The most brutal presence, inevitably, was that of Didier Drogba. The Ivorian mustered 37 goals last season and, having finally rid himself of a hernia that had been troubling him, he said, for six years, eased his way into the new campaign with a hat-trick. He barely had to break into a sweat in swelling his personal tally to seven goals in three Premier League games. Attempts fly in off defenders or skim unerringly beyond sprawling goalkeepers for the forward these days. His second was slammed in from within the six-yard box. He, like Frank Lampard, is still well short of match sharpness. Both were rested long before the end as the home side dozed in their superiority before capping the afternoon with a sixth in stoppage time.

“It’s good to start the season like this knowing that we’re not even ready yet,” Drogba said with a touch of understatement. “The message we sent out was to ourselves, not the league, because we know we’re not fit but that we can still play good football. There’ll be difficult moments, but we have the quality. We can cope with difficult times. Personally, I’m a better player now at 32 than I was six years ago when I came here. I’m calmer, more relaxed on the pitch, and I’m scoring more goals. I still feel young.”
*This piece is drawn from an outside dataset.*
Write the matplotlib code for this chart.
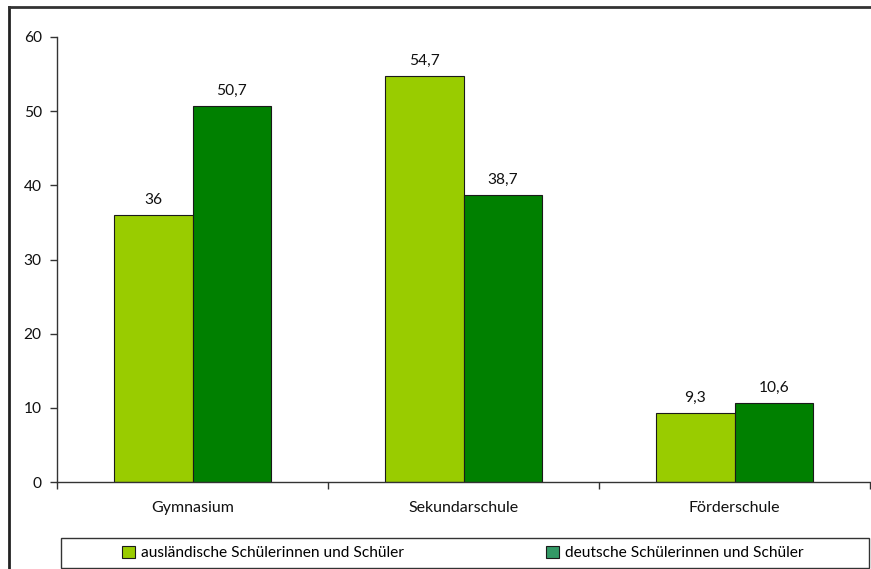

No wonder Ancelotti appears content not to add further to his squad. The manager, with no real hint of sarcasm, pointed out that Drogba is still prone to surrender possession at times – “He can use his body [better] to protect the ball and lose it less” – although few club teams in world football have such a rampaging and prolific presence. “But I’d rather score 20 goals and, let’s say, win the Champions League and the Premier League this season,” the forward added. Ambition still smoulders, even with this team’s virtual monopoly on major domestic trophies.

Drogba departed with the match ball and a box of biscuits baked for him by a 14-year-old fan. Di Matteo, a former Chelsea stalwart and serenaded throughout by the home support, merely sought an escape route. Life will not always be this traumatic as a top-flight manager, but his newly promoted team must play Liverpool, Arsenal and Manchester United in their next three away league games. “We have to learn quickly and improve quicker,” he said. The Baggies, like Chelsea, have been here before.